2.2 Kesesuaian Tujuan dan Pendukung Pengembangan Produk
Kesamaan pengetahuan membuat terciptanya kolaborasi antara unit usaha dan
pemasok yang berdampak pada dibuatnya kesesuaian tujuan (Cohen dan Levithal, 1990).
Menurut Tsai dan Ghoshal (1998), kesesuaian tujuan adalah istilah dari visi bersama
yang mewujudkan tujuan kolektif dan aspirasi anggota dari jaringan rantai pasokan.
Ketika visi bersama hadir, unit usaha dan pemasok memiliki persepsi serupa terkait cara
mereka ber-interaksi antara satu sama lain. Hal ini dapat membangun pengertian
bersama dan pertukaran ide – ide dan sumber daya yang bertujuan untuk mencapai
tujuan masing – masing pihak (Inkpen dan Tsang, 2005). Dalam rantai pasokan,
kesesuaian tujuan memelihara persepsi bahwa sesuatu yang bermanfaat bagi salah satu
pihak, maka akan bermanfaat juga bagi pihak.
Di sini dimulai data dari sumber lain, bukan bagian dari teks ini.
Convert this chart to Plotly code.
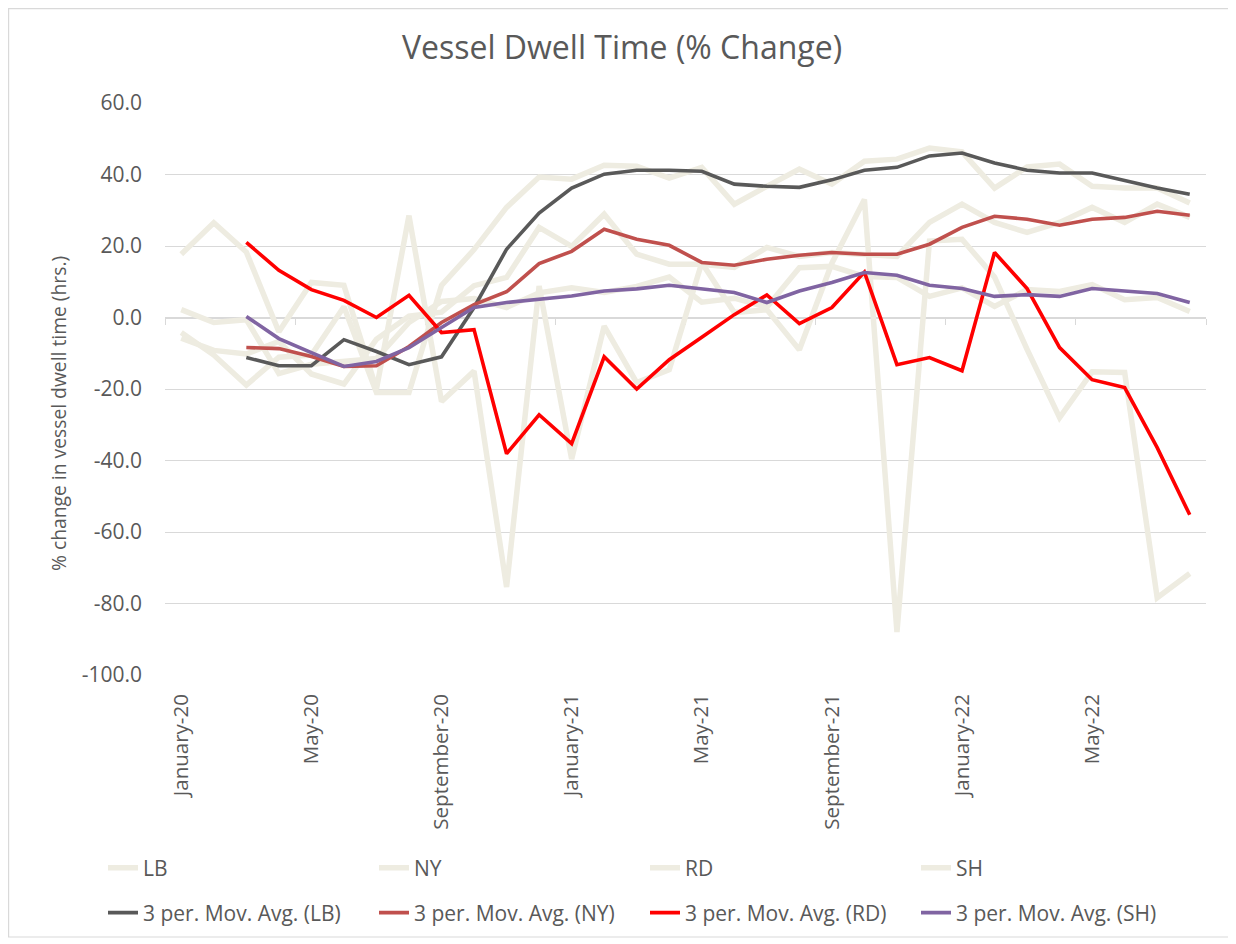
import plotly.graph_objects as go

months = ["January-20", "February-20", "March-20", "April-20", "May-20", "June-20",
          "July-20", "August-20", "September-20", "October-20", "November-20", "December-20",
          "January-21", "February-21", "March-21", "April-21", "May-21", "June-21",
          "July-21", "August-21", "September-21", "October-21", "November-21", "December-21",
          "January-22", "February-22", "March-22", "April-22", "May-22", "June-22",
          "July-22", "August-22"]

LB = [-4.2, -10.5, -18.9, -11.1, -10.5, 3.0, -21.0, -21.0, 9.0, 19.0, 30.8, 39.3,
      38.7, 42.6, 42.3, 39.0, 42.0, 31.7, 36.7, 41.5, 37.3, 43.7, 44.3, 47.4,
      46.3, 36.2, 42.1, 42.9, 36.7, 36.2, 36.2, 32.0]
NY = [-5.8, -9.2, -10.2, -6.7, -15.8, -18.6, -6.1, 0.4, 1.5, 8.9, 11.2, 25.2,
      19.9, 28.9, 17.7, 14.9, 14.9, 14.0, 19.6, 17.1, 18.2, 17.8, 17.1, 26.6,
      31.7, 26.6, 23.8, 26.6, 30.8, 26.6, 31.7, 28.0]
RD = [17.7, 26.5, 18.3, -4.0, 9.8, 9.0, -20.0, 28.5, -23.5, -15.0, -75.4, 8.8,
      -39.6, -2.4, -18.2, -14.6, 15.3, 1.4, 2.2, -9.0, 15.2, 33.0, -88.0, 21.4,
      21.9, 11.3, -8.9, -28.0, -15.2, -15.4, -78.4, -71.6]
SH = [2.2, -1.4, -0.6, -15.7, -13.1, -12.3, -11.5, -1.4, 4.5, 5.3, 2.8, 6.9,
      8.3, 7.0, 8.7, 11.3, 4.3, 5.4, 2.9, 13.9, 14.3, 11.5, 11.2, 5.9,
      8.3, 3.1, 7.8, 7.3, 9.2, 5.0, 5.6, 1.7]

# 3-period moving averages (March-20 .. August-22)
LB_MA = [-11.2, -13.5, -13.5, -6.2, -9.5, -13.2, -11.0, 2.8, 19.1, 29.2,
         36.2, 40.1, 41.2, 41.2, 40.9, 37.3, 36.7, 36.4, 38.5, 41.2, 42.0, 45.2,
         46.0, 43.2, 41.2, 40.4, 40.4, 38.4, 36.2, 34.5]
NY_MA = [-8.4, -8.7, -10.9, -13.7, -13.5, -8.1, -1.4, 3.6, 7.2, 15.1,
         18.5, 24.7, 21.9, 20.2, 15.4, 14.6, 16.3, 17.4, 18.2, 17.7, 17.7, 20.5,
         25.2, 28.3, 27.5, 25.8, 27.5, 28.0, 29.7, 28.6]
RD_MA = [21.0, 13.2, 7.8, 4.8, 0.0, 6.2, -4.2, -3.4, -38.1, -27.2,
         -35.3, -11.0, -20.0, -11.8, -5.5, 0.8, 6.3, -1.7, 2.8, 12.7, -13.2, -11.2,
         -14.9, 18.2, 8.1, -8.4, -17.4, -19.6, -36.4, -55.2]
SH_MA = [0.3, -5.9, -9.8, -13.7, -12.3, -8.4, -2.8, 2.8, 4.2, 5.0,
         6.0, 7.4, 8.0, 9.0, 8.1, 7.0, 4.2, 7.4, 9.8, 12.6, 11.8, 9.0,
         8.1, 5.9, 6.4, 5.9, 8.1, 7.3, 6.7, 4.2]

tick_labels = ["January-20", "May-20", "September-20", "January-21",
               "May-21", "September-21", "January-22", "May-22"]
y_ticks = [60, 40, 20, 0, -20, -40, -60, -80, -100]
y_ticktext = ["60.0", "40.0", "20.0", "0.0", "-20.0", "-40.0", "-60.0", "-80.0", "-100.0"]

raw_names = ["LB", "NY", "RD", "SH"]
raw_series = [LB, NY, RD, SH]
ma_series = [LB_MA, NY_MA, RD_MA, SH_MA]
ma_colors = ["#595959", "#C0504D", "#FF0000", "#8064A2"]

# the page body adds an 8px offset; layout is specified in page pixels
OFF = 8
PAGE_W, PAGE_H = 1236, 944
W, H = PAGE_W - OFF, PAGE_H - OFF
L, R, T, B = 165, 1206, 103, 675          # plot area in page pixels
TXT = "#595959"
GRID = "#D9D9D9"
FONT = "Open Sans"


def px_x(p):
    return (p - L) / (R - L)


def px_y(p):
    return (B - p) / (B - T)


fig = go.Figure()

for name, vals in zip(raw_names, raw_series):
    fig.add_trace(go.Scatter(x=months, y=vals, mode="lines", name=name,
                             line=dict(color="#EEECE1", width=5.5),
                             legend="legend"))

for name, vals, col in zip(raw_names, ma_series, ma_colors):
    fig.add_trace(go.Scatter(x=months[2:], y=vals, mode="lines",
                             name=f"3 per. Mov. Avg. ({name})",
                             line=dict(color=col, width=3.6),
                             legend="legend2"))

# helper trace so the zero-crossing category axis is drawn
fig.add_trace(go.Scatter(x=[0], y=[None], xaxis="x2", showlegend=False,
                         hoverinfo="skip", mode="lines"))

n = len(months)
fig.update_layout(
    width=W, height=H,
    margin=dict(l=L - OFF, r=PAGE_W - R, t=T - OFF, b=PAGE_H - B, autoexpand=False),
    paper_bgcolor="white", plot_bgcolor="white",
    font=dict(family=FONT, color=TXT),
    title=dict(text="Vessel Dwell Time (% Change)", x=0.5, xref="container",
               xanchor="center", y=1 - (48 - OFF) / H, yanchor="middle",
               font=dict(size=32, color=TXT, family=FONT)),
    xaxis=dict(type="category", categoryorder="array", categoryarray=months,
               range=[-0.5, n - 0.5], tickmode="array", tickvals=tick_labels,
               ticktext=tick_labels, tickangle=-90, ticks="", showgrid=False,
               zeroline=False, showline=False, ticklabelstandoff=14,
               tickfont=dict(size=20.5, color=TXT)),
    xaxis2=dict(overlaying="x", anchor="free", position=px_y(318.3), side="bottom",
                range=[-0.5, n - 0.5], tickmode="array",
                tickvals=[i - 0.5 for i in range(0, n + 1, 4)],
                showticklabels=False, ticks="outside", ticklen=6,
                tickcolor=GRID, tickwidth=1.3, showline=True, linecolor=GRID,
                linewidth=1.3, showgrid=False, zeroline=False, layer="below traces"),
    yaxis=dict(range=[-100, 60], tickmode="array", tickvals=y_ticks, ticktext=y_ticktext,
               showgrid=True, gridcolor=GRID, gridwidth=1.3, zeroline=False,
               showline=False, ticks="", ticklabelstandoff=22,
               tickfont=dict(size=21, color=TXT)),
    legend=dict(orientation="h", x=px_x(103), xanchor="left", y=px_y(868), yanchor="middle",
                entrywidth=226, entrywidthmode="pixels",
                font=dict(size=21, color=TXT, family=FONT), bgcolor="rgba(0,0,0,0)"),
    legend2=dict(orientation="h", x=px_x(103), xanchor="left", y=px_y(913), yanchor="middle",
                 entrywidth=226, entrywidthmode="pixels",
                 font=dict(size=21, color=TXT, family=FONT), bgcolor="rgba(0,0,0,0)"),
    annotations=[dict(text="% change in vessel dwell time (hrs.)", textangle=-90,
                      xref="paper", yref="paper", x=px_x(58), y=px_y(414),
                      xanchor="center", yanchor="middle", showarrow=False,
                      font=dict(size=19.3, color=TXT, family=FONT))],
    shapes=[dict(type="rect", xref="paper", yref="paper",
                 x0=px_x(8.6), x1=px_x(1229), y0=px_y(937), y1=px_y(8.6),
                 line=dict(color=GRID, width=1.2), layer="below")],
    showlegend=True,
)

fig.write_html("out.html")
Adapun keterkaitan antara kesesuaian tujuan dan pendukung pengembangan
produk adalah agar masing – masing pihak memahami tujuan dan cara untuk
mencapainya, serta bagaimana kontribusinya dalam rantai pasokan. Hal tersebut
mencegah masalah – masalah kordinasi yang timbul dari konflik kepentingan (Wang et
al., 2017). Oleh karena itu, hipotesis kedua adalah :
H1b : Terdapat pengaruh positif antara kesesuaian tujuan unit usaha –
pemasok terhadap pendukung pengembangan produk.
5
2.3 Pembelajaran Bersama dan Pendukung Pengembangan Produk
Kegiatan pembelajaran bersama merupakan suatu fenomena inter-organisasi.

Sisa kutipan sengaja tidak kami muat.